[liberationtech] to encrypt or not to encrypt?
Jonathan Wilkes
jancsika at yahoo.com
Fri Jun 21 10:12:07 PDT 2013
________________________________
>From: dan mcquillan <dan at internetartizans.co.uk>
>To: Liberation Technologies <liberationtech at lists.stanford.edu>
>Sent: Friday, June 21, 2013 11:41 AM
>Subject: [liberationtech] to encrypt or not to encrypt?
>a few people who came to our university cryptoparty asked whether they're just going to draw attention to themselves by encrypting email.
>the latest leaks seems to give a firm 'yes', as the NSA specifically keeps encrypted comms indefinitely.

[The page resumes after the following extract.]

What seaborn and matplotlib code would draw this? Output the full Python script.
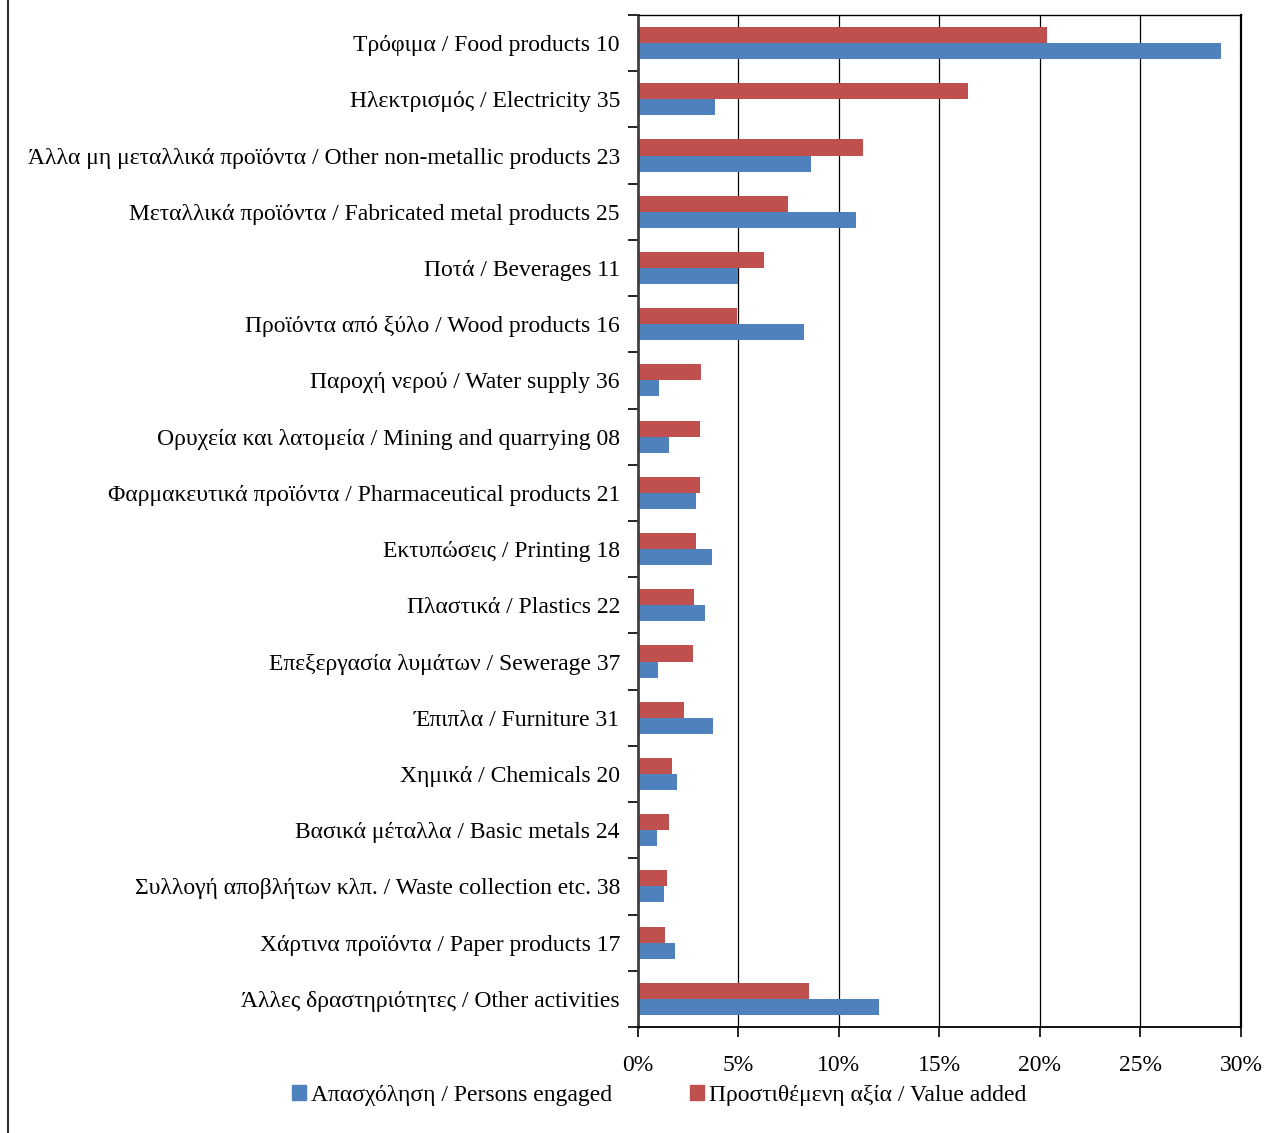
import pandas as pd
import matplotlib.pyplot as plt
import seaborn as sns
from matplotlib.patches import Patch
from matplotlib.ticker import FixedLocator, PercentFormatter

#Sector labels, top to bottom
sectors = ['Τρόφιμα / Food products 10',
           'Ηλεκτρισμός / Electricity 35',
           'Άλλα μη μεταλλικά προϊόντα / Other non-metallic products 23',
           'Μεταλλικά προϊόντα / Fabricated metal products 25',
           'Ποτά / Beverages 11',
           'Προϊόντα από ξύλο / Wood products 16',
           'Παροχή νερού / Water supply 36',
           'Ορυχεία και λατομεία / Mining and quarrying 08',
           'Φαρμακευτικά προϊόντα / Pharmaceutical products 21',
           'Εκτυπώσεις / Printing 18',
           'Πλαστικά / Plastics 22',
           'Επεξεργασία λυμάτων / Sewerage 37',
           'Έπιπλα / Furniture 31',
           'Χημικά / Chemicals 20',
           'Βασικά μέταλλα / Basic metals 24',
           'Συλλογή αποβλήτων κλπ. / Waste collection etc. 38',
           'Χάρτινα προϊόντα / Paper products 17',
           'Άλλες δραστηριότητες / Other activities']

#Shares in %
value_added = [20.35, 16.4, 11.2, 7.46, 6.27, 4.93, 3.13, 3.08, 3.08, 2.89,
               2.79, 2.74, 2.29, 1.69, 1.54, 1.44, 1.34, 8.5]
persons_engaged = [29.0, 3.83, 8.6, 10.85, 5.0, 8.26, 1.04, 1.54, 2.89, 3.68,
                   3.33, 1.0, 3.73, 1.94, 0.95, 1.29, 1.84, 12.0]

va_name = 'Προστιθέμενη αξία / Value added'
pe_name = 'Απασχόληση / Persons engaged'

df = pd.DataFrame({'sector': sectors * 2,
                   'value': value_added + persons_engaged,
                   'series': [va_name] * len(sectors) + [pe_name] * len(sectors)})

sns.set_theme(style='white')
plt.rcParams['font.family'] = ['Liberation Serif', 'DejaVu Serif']
plt.rcParams['text.color'] = 'black'
plt.rcParams['xtick.color'] = 'black'
plt.rcParams['ytick.color'] = 'black'

red = '#c0504d'
blue = '#4f81bd'

fig = plt.figure(figsize=(12.65, 11.33), dpi=100)
ax = fig.add_axes([0.5043, 0.0936, 0.981 - 0.5043, 0.9868 - 0.0936])

sns.barplot(data=df, x='value', y='sector', hue='series', orient='h',
            hue_order=[va_name, pe_name], palette=[red, blue],
            width=0.57, saturation=1, linewidth=0, ax=ax, legend=False)

ax.set_xlim(0, 30)
ax.set_ylim(len(sectors) - 0.5, -0.5)
ax.set_xticks(range(0, 31, 5))
ax.xaxis.set_major_formatter(PercentFormatter(decimals=0))
for x in range(5, 30, 5):
    ax.axvline(x, color='black', lw=0.9, zorder=0)

#category boundary ticks on the left
ax.yaxis.set_minor_locator(FixedLocator([i - 0.5 for i in range(len(sectors) + 1)]))
ax.tick_params(axis='y', which='major', length=0, pad=13, labelsize=17)
ax.tick_params(axis='y', which='minor', left=True, length=7, width=1.2, color='black')
ax.tick_params(axis='x', which='major', bottom=True, length=7, width=1.2,
               color='black', pad=13, labelsize=17)

for s in ax.spines.values():
    s.set_color('black')
    s.set_linewidth(1)
ax.spines['left'].set_color('#404040')
ax.spines['left'].set_linewidth(2)
ax.spines['bottom'].set_linewidth(1.3)
ax.spines['right'].set_linewidth(1.6)

ax.set_xlabel('')
ax.set_ylabel('')

handles = [Patch(color=blue, label=pe_name), Patch(color=red, label=va_name)]
fig.legend(handles=handles, loc='center', bbox_to_anchor=(0.521, 0.033), ncol=2,
           frameon=False, fontsize=17, handlelength=0.6, handleheight=0.6,
           handletextpad=0.2, columnspacing=3.3)

#figure frame line on the left
fig.add_artist(plt.Line2D([0.0065, 0.0065], [0, 1], color='#303030', lw=1.5,
                          transform=fig.transFigure))

plt.savefig('out.png', dpi=100)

>sample news item: http://www.techdirt.com/articles/20130620/15390323549/nsa-has-convinced-fisa-court-that-if-your-data-is-encrypted-you-might-be-terrorist-so-itll-hang-onto-your-data.shtml
>how would list members answer the question 'to encrypt or not to encrypt'?
>cheers
>dan
The technical answer is that the question makes the false assumption that privacy is a binary thing, either "on"-- you have privacy-- or "off"-- you don't. Unfortunately there are also threats from private corporations, thieves, hackers, ex-spouses, etc. If you turn privacy "off" in the perverse hope that you'll "blend in" with everyone else, you'd better hope that a) you never mention something that breaks one of the tens of thousands of laws you've probably never even read, because as the recent Guardian stories point out evidence of your criminal wrongdoing can be shared with other agencies even if you weren't the target of the initial query and even if it's not related to the initial investigation. And oh yeah, b) you've now turned on spying for all those groups I mentioned above and more, groups for which there isn't even the modicum of court oversight that there is for the NSA.

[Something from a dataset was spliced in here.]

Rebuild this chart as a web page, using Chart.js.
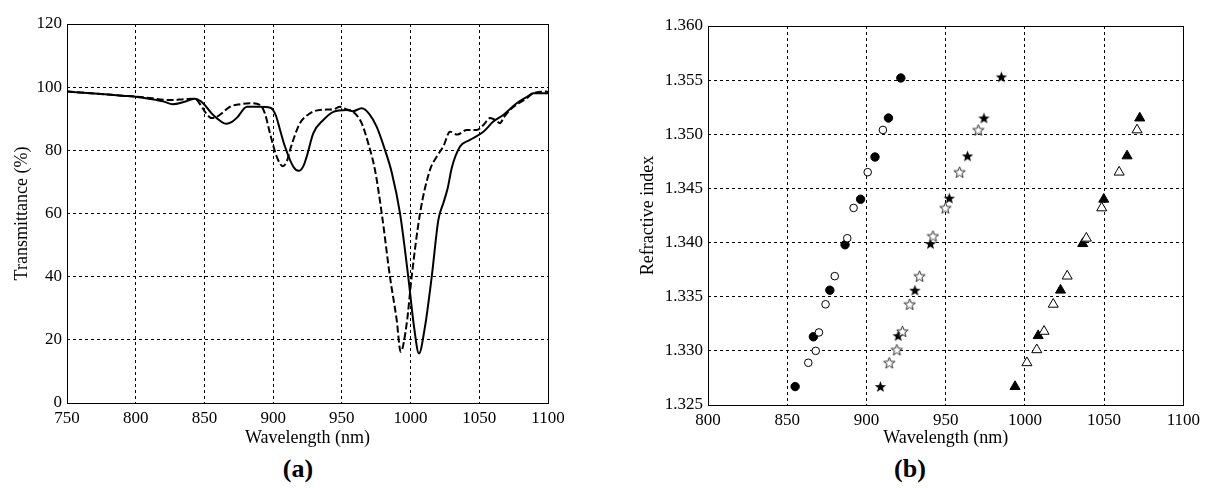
<!DOCTYPE html>
<html>
<head>
<meta charset="utf-8">
<script src="https://cdn.jsdelivr.net/npm/chart.js@4.4.1/dist/chart.umd.min.js"></script>
<style>
  body { margin: 0; background: #fff; width: 1205px; height: 488px; overflow: hidden; position: relative; }
  .box { position: absolute; top: 0; height: 450px; }
  #boxA { left: 0; width: 600px; }
  #boxB { left: 600px; width: 605px; }
  .tag { position: absolute; top: 454px; font: bold 26px "Liberation Serif", serif; transform: translateX(-50%); }
</style>
</head>
<body>
<div id="boxA" class="box"><canvas id="chartA"></canvas></div>
<div id="boxB" class="box"><canvas id="chartB"></canvas></div>
<div class="tag" style="left:298px">(a)</div>
<div class="tag" style="left:910px">(b)</div>
<script>
// ---------- (a) transmittance spectra ----------
const xTicksA = [750, 800, 850, 900, 950, 1000, 1050, 1100];
const yTicksA = [0, 20, 40, 60, 80, 100, 120];

const solidWl = [750, 770, 790, 800, 812, 820, 827, 835, 843, 849, 855, 859, 866, 870, 874, 881, 890, 898, 902, 905,
  908.6, 914.7, 918.5, 922, 924.4, 929.2, 936.5, 943.8, 953.5, 958, 964.4, 970, 975.3, 981.4, 986.3, 992.3, 998.3,
  1002.5, 1006.1, 1010.5, 1015.4, 1020.2, 1024, 1027, 1030, 1036, 1043.2, 1053, 1060.2, 1067.5, 1077.2, 1085, 1089.3, 1100];
const solidT = [98.6, 98.0, 97.3, 97.0, 96.2, 95.5, 94.6, 95.3, 96.3, 94.9, 91.8, 90.2, 88.4, 89.0, 90.5, 93.8, 93.8, 93.5, 91.0, 86.5,
  81.2, 74.8, 73.5, 75.0, 78.0, 85.4, 89.6, 92.2, 92.8, 92.4, 93.3, 91.5, 87.5, 80.1, 73.0, 60.1, 40.0,
  24.2, 15.7, 24.2, 40.0, 57.9, 63.5, 68.0, 74.5, 81.2, 83.3, 85.9, 89.1, 91.2, 94.9, 97.0, 98.1, 98.1];

const dashedWl = [750, 770, 790, 800, 812, 820, 827, 835, 843, 847, 850.4, 855.3, 859, 862.6, 868.6, 875.9, 883, 890.4, 894,
  897.7, 902.6, 907, 910, 912.3, 916, 919.5, 926.8, 934, 943.8, 948.6, 953, 958.3, 964.4, 969.2, 974.1, 979, 985,
  989.9, 992.8, 997.2, 1000.8, 1006.9, 1014.1, 1019, 1023.8, 1028.7, 1034, 1040.8, 1048, 1053, 1057.8, 1062, 1065,
  1068, 1072.3, 1084.5, 1089.3, 1099, 1100];
const dashedT = [98.6, 98.0, 97.3, 97.0, 96.5, 96.0, 95.9, 96.2, 96.3, 94.5, 92.2, 90.2, 90.6, 91.7, 93.8, 94.6, 94.9, 94.4, 91.7,
  85.4, 78.0, 75.0, 76.5, 80.1, 85.0, 88.6, 91.7, 92.8, 93.0, 93.8, 93.0, 92.2, 88.6, 82.2, 73.8, 60.1, 40.0,
  26.3, 16.2, 25.2, 40.0, 60.1, 73.8, 78.0, 81.2, 85.9, 85.0, 86.4, 86.4, 88.0, 90.2, 89.5, 88.6,
  90.5, 92.8, 96.5, 98.1, 98.6, 98.4];

// ---------- (b) refractive index vs wavelength ----------
const xTicksB = [800, 850, 900, 950, 1000, 1050, 1100];
const yTicksB = [1.325, 1.330, 1.335, 1.340, 1.345, 1.350, 1.355, 1.360];

const circFillWl = [855, 866.5, 876.9, 886.5, 896.3, 905.4, 913.9, 921.7];
const circFillN  = [1.3267, 1.3313, 1.3356, 1.3398, 1.3440, 1.3479, 1.3515, 1.3552];
const circOpenWl = [863.3, 868, 870, 874.2, 880, 887.9, 891.9, 900.8, 910.4];
const circOpenN  = [1.3289, 1.3300, 1.3317, 1.3343, 1.3369, 1.3404, 1.3432, 1.3465, 1.3504];

const starFillWl = [908.8, 920, 930.6, 940.4, 952.3, 963.8, 974.2, 985.2];
const starFillN  = [1.3267, 1.3314, 1.3356, 1.3399, 1.3441, 1.3480, 1.3515, 1.3553];
const starOpenWl = [914.4, 919.2, 922.7, 927.3, 933.5, 942, 949.8, 958.8, 970.6];
const starOpenN  = [1.3289, 1.3301, 1.3318, 1.3343, 1.3369, 1.3406, 1.3432, 1.3465, 1.3504];

const triFillWl = [993.8, 1008.4, 1022.5, 1036.5, 1049.8, 1064.5, 1072.5];
const triFillN  = [1.3267, 1.3314, 1.3356, 1.3399, 1.3440, 1.3480, 1.3515];
const triOpenWl = [1001.3, 1007.5, 1012.1, 1017.9, 1026.7, 1038.8, 1048.5, 1059.5, 1070.8];
const triOpenN  = [1.3289, 1.3301, 1.3318, 1.3343, 1.3369, 1.3404, 1.3432, 1.3465, 1.3504];

// ---------- helpers ----------
const pts = (xs, ys) => xs.map((x, i) => ({ x: x, y: ys[i] }));

function makeStar(filled) {
    const c = document.createElement("canvas");
    c.width = 13; c.height = 13;
    const g = c.getContext("2d");
    g.beginPath();
    for (let i = 0; i < 10; i++) {
        const r = i % 2 === 0 ? 6 : 2.5;
        const a = -Math.PI / 2 + i * Math.PI / 5;
        const px = 6.5 + r * Math.cos(a), py = 7 + r * Math.sin(a);
        if (i === 0) g.moveTo(px, py); else g.lineTo(px, py);
    }
    g.closePath();
    if (filled) { g.fillStyle = "#000"; g.fill(); }
    else { g.fillStyle = "#fff"; g.fill(); g.strokeStyle = "#333"; g.lineWidth = 1; g.stroke(); }
    return c;
}

// plot frame on all four sides
const frame = {
    id: "frame",
    afterDraw(chart) {
        const a = chart.chartArea, c = chart.ctx;
        c.save();
        c.strokeStyle = "#000";
        c.lineWidth = 1;
        c.strokeRect(Math.round(a.left) + 0.5, Math.round(a.top) + 0.5,
            Math.round(a.right - a.left), Math.round(a.bottom - a.top));
        c.restore();
    }
};

const serif = "'Liberation Serif', 'Times New Roman', serif";
const tickFont = { family: serif, size: 17 };
const titleFont = { family: serif, size: 18 };
const gridOpts = { color: "#000", lineWidth: 1, drawTicks: false };

Chart.defaults.color = "#000";
Chart.defaults.font.family = serif;
Chart.defaults.animation = false;

function axis(min, max, ticks, fmt, title, fitKey, fitVal, titlePad) {
    return {
        type: "linear",
        min: min, max: max,
        afterBuildTicks: s => { s.ticks = ticks.map(v => ({ value: v })); },
        afterFit: s => { s[fitKey] = fitVal; },
        ticks: { font: tickFont, padding: 5, callback: fmt, autoSkip: false, maxRotation: 0 },
        grid: gridOpts,
        border: { display: false, dash: [3, 3] },
        title: { display: true, text: title, font: titleFont, padding: titlePad }
    };
}

// ---------- chart (a) ----------
new Chart(document.getElementById("chartA"), {
    type: "scatter",
    data: {
        datasets: [
            {
                data: pts(dashedWl, dashedT), showLine: true, pointRadius: 0,
                borderColor: "#000", borderWidth: 2, borderDash: [7, 3], cubicInterpolationMode: "monotone"
            },
            {
                data: pts(solidWl, solidT), showLine: true, pointRadius: 0,
                borderColor: "#000", borderWidth: 2, cubicInterpolationMode: "monotone"
            }
        ]
    },
    options: {
        responsive: true, maintainAspectRatio: false,
        layout: { padding: { top: 24, right: 52, left: 0, bottom: 0 } },
        plugins: { legend: { display: false }, tooltip: { enabled: false } },
        scales: {
            x: axis(750, 1100, xTicksA, v => v, "Wavelength (nm)", "height", 47, { top: 0, bottom: 1 }),
            y: axis(0, 120, yTicksA, v => v, "Transmittance (%)", "width", 67, { top: 11, bottom: 0 })
        }
    },
    plugins: [frame]
});

// ---------- chart (b) ----------
const starFilled = makeStar(true), starOpen = makeStar(false);

new Chart(document.getElementById("chartB"), {
    type: "scatter",
    data: {
        datasets: [
            { data: pts(circOpenWl, circOpenN), pointStyle: "circle", pointRadius: 3.8, backgroundColor: "#fff", borderColor: "#000", borderWidth: 1 },
            { data: pts(circFillWl, circFillN), pointStyle: "circle", pointRadius: 4.2, backgroundColor: "#000", borderColor: "#000", borderWidth: 1 },
            { data: pts(starOpenWl, starOpenN), pointStyle: starOpen },
            { data: pts(starFillWl, starFillN), pointStyle: starFilled },
            { data: pts(triOpenWl, triOpenN), pointStyle: "triangle", pointRadius: 5.8, backgroundColor: "#fff", borderColor: "#000", borderWidth: 1 },
            { data: pts(triFillWl, triFillN), pointStyle: "triangle", pointRadius: 5.8, backgroundColor: "#000", borderColor: "#000", borderWidth: 1 }
        ]
    },
    options: {
        responsive: true, maintainAspectRatio: false,
        layout: { padding: { top: 26, right: 17, left: 0, bottom: 0 } },
        plugins: { legend: { display: false }, tooltip: { enabled: false } },
        scales: {
            x: axis(800, 1100, xTicksB, v => v, "Wavelength (nm)", "height", 45, { top: 0, bottom: 1 }),
            y: axis(1.325, 1.360, yTicksB, v => v.toFixed(3), "Refractive index", "width", 108, { top: 37, bottom: 0 })
        }
    },
    plugins: [frame]
});
</script>
</body>
</html>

As meaningless as that oversight seems to be, at least the NSA doesn't have the pressure of shareholders who want to see it monetize all the data it collects as soon as humanly (algorithmically?) possible. Facebook does. Google ad campaigns done by marketing idiots follow people around on webpages and creep them out, because it turns out suggesting that your customers "Don't be evil" doesn't work very well, even when it would actually help their bottom line.
I'm sorry but you have to think about these things. The good news is that if you have nothing to hide, what better excuse is there to play around with crypto and possibly add cover for people doing important work in dangerous places?
Finally, I'm also sorry that there's a gaping hole in the free software community wrt user experience. There's nothing implied by the four freedoms of the GPL that would lead a developer to take seriously the question of how to make those freedoms easy or even possible for the user to exercise meaningfully. How many crypto projects try to get the user experience right first, and fill in the crypto part later? There is plenty of crypto that has been well-tested and has a track record at this point, so it's not an impossible task.